A heart tugging story as this had some great takeaways:

"Whatever comes,cannot alter one thing. If I am a princess in rags and tatters, I can be a princess inside. It would be easy to be a princess if I were dressed in cloth of gold, but it is a great deal more of a triumph to be one all the time when no one knows it."


"When you will not fly into a passion people know you are stronger than they are, because you are strong enough to hold in your rage, and they are not, and they say stupid things they wish they hadn't said afterward. There's nothing so strong as rage, except what makes you hold it in--that's stronger. It's a good thing not to answer your enemies."


"Perhaps to be able to learn things quickly isn't everything. To be kind is worth a great deal to other people...Lots of clever people have done harm and have been wicked."


"What you have to do with your mind, when your body is miserable, is to make it think of something else."

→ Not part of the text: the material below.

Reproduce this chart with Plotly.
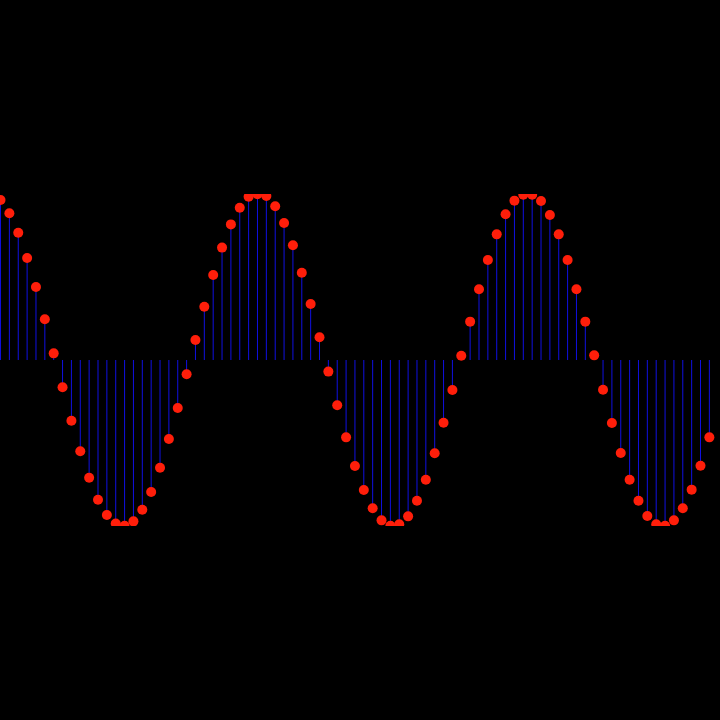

"Adversity tries people, and mine has tried you and proved how nice you are."


"If nature has made you for a giver, your hands are born open, and so is your heart; and though there may be times when your hands are empty, your heart is always full, and you can give things out of that—warm things, kind things, sweet thing, help and comfort and laughter and sometimes, kind laughter is the best help of all."


"Somehow, something always happens just before things get to the very worst. It is as if Magic did it. If I could only just remember that always. The worse thing never quite comes."

And so it goes to say that these pearls of wisdom embedded in this enchanting tale written in the early 1900's with a timeless treasure of words and classy vocabulary will remain as my keepsake for a long, long time to come.